▶ _Stated exercise_
Reproduce, please, the span of lines beginning at the line with "Recreate this image" and ending at the line with "const colors = ['#a6a6a6', '#595959'];", inclusive, minus any pictures.

▶ _Provided data_
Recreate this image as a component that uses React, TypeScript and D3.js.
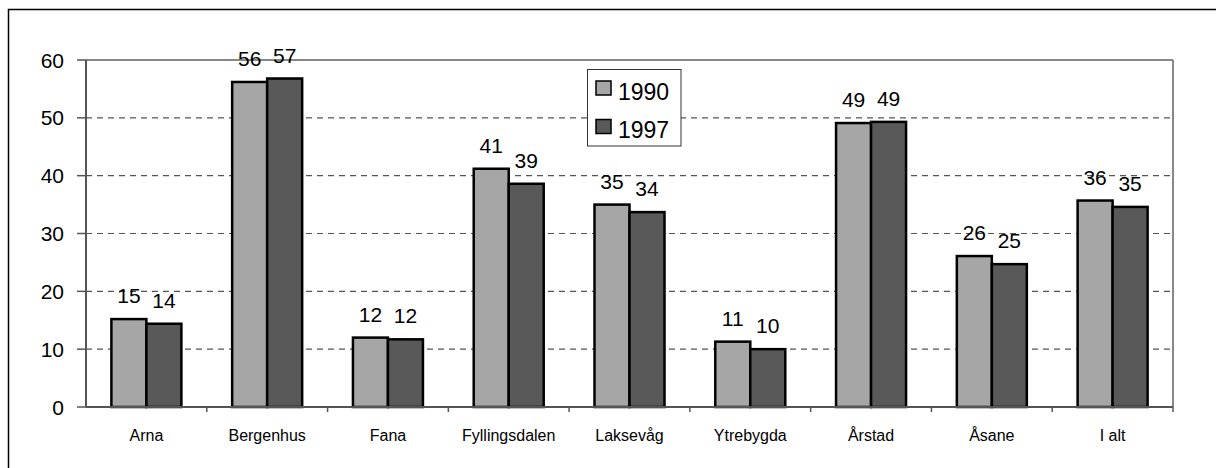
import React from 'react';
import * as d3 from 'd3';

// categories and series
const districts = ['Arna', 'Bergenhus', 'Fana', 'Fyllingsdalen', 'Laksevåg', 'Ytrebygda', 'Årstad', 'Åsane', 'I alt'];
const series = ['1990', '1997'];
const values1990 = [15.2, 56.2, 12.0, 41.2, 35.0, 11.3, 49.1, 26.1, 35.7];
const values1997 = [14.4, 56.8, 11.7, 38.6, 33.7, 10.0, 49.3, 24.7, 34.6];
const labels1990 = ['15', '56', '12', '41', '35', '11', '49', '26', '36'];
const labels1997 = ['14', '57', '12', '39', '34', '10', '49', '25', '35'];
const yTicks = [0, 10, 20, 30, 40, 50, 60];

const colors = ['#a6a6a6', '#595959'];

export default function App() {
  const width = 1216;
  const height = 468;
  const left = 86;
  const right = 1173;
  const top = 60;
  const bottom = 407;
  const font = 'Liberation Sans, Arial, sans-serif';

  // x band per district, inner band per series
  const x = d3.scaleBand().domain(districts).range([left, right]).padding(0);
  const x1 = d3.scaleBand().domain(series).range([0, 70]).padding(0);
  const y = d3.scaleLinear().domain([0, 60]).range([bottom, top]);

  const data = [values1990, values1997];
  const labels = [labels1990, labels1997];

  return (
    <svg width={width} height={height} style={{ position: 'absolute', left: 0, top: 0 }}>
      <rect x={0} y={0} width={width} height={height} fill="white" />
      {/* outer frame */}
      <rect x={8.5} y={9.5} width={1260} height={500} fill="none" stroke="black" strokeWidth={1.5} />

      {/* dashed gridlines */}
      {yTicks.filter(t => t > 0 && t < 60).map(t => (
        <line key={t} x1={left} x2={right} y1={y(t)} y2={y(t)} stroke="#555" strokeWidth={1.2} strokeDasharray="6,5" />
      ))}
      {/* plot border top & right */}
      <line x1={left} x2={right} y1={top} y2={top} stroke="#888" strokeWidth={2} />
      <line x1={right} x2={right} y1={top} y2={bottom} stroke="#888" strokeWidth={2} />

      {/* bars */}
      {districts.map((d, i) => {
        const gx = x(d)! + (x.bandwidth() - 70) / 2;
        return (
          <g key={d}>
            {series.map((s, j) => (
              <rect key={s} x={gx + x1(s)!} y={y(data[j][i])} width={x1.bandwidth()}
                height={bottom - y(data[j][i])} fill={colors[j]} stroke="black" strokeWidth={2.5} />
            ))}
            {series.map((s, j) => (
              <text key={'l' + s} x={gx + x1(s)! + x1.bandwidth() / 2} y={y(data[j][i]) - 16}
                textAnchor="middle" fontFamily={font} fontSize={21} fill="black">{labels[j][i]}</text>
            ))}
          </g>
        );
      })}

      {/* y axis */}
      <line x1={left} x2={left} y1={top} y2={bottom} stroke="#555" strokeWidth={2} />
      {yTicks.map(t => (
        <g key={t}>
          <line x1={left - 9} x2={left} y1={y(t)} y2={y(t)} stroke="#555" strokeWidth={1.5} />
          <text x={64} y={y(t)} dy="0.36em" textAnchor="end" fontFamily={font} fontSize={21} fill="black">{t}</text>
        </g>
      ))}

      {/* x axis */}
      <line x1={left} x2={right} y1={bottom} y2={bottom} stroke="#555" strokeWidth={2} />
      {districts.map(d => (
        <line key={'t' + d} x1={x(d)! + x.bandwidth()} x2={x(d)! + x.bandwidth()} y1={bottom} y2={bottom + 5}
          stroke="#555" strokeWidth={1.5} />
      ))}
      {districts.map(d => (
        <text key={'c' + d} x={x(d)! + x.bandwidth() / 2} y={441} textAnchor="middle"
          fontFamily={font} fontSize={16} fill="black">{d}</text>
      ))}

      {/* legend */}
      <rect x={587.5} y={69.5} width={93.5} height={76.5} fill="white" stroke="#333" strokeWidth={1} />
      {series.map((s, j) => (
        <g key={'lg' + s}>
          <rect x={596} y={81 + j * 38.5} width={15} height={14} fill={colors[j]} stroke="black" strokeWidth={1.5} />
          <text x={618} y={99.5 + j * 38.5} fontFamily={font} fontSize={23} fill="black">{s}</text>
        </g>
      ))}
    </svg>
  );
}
==
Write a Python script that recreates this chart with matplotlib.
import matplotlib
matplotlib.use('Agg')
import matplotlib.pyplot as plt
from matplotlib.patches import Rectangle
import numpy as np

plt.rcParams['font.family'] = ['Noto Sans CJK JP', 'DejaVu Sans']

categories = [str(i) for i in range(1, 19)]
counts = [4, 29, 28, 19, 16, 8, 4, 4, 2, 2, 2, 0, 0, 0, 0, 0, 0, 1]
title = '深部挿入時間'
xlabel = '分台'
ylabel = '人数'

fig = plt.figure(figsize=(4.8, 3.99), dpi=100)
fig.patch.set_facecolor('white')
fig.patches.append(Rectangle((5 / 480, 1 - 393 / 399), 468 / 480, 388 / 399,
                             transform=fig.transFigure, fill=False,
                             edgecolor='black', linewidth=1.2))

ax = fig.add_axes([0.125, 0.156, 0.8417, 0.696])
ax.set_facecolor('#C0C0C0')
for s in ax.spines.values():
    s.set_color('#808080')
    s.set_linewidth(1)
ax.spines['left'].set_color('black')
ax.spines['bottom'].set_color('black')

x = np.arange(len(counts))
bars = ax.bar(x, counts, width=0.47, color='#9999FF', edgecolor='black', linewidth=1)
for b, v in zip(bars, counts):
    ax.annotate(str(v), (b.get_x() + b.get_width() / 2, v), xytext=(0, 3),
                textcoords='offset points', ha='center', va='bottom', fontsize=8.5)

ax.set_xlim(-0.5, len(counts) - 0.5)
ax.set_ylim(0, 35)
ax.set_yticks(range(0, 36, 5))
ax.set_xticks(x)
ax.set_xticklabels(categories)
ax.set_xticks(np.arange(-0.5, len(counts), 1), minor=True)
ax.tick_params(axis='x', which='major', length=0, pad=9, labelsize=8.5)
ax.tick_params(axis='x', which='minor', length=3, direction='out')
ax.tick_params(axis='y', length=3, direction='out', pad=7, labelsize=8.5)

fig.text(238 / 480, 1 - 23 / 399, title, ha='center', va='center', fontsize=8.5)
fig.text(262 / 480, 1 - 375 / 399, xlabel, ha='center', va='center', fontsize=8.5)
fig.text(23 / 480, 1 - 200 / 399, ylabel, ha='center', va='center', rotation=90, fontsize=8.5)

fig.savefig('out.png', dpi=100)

▶ _Response below_
Recreate this image as a component that uses React, TypeScript and D3.js.
import React from 'react';
import * as d3 from 'd3';

// categories and series
const districts = ['Arna', 'Bergenhus', 'Fana', 'Fyllingsdalen', 'Laksevåg', 'Ytrebygda', 'Årstad', 'Åsane', 'I alt'];
const series = ['1990', '1997'];
const values1990 = [15.2, 56.2, 12.0, 41.2, 35.0, 11.3, 49.1, 26.1, 35.7];
const values1997 = [14.4, 56.8, 11.7, 38.6, 33.7, 10.0, 49.3, 24.7, 34.6];
const labels1990 = ['15', '56', '12', '41', '35', '11', '49', '26', '36'];
const labels1997 = ['14', '57', '12', '39', '34', '10', '49', '25', '35'];
const yTicks = [0, 10, 20, 30, 40, 50, 60];

const colors = ['#a6a6a6', '#595959'];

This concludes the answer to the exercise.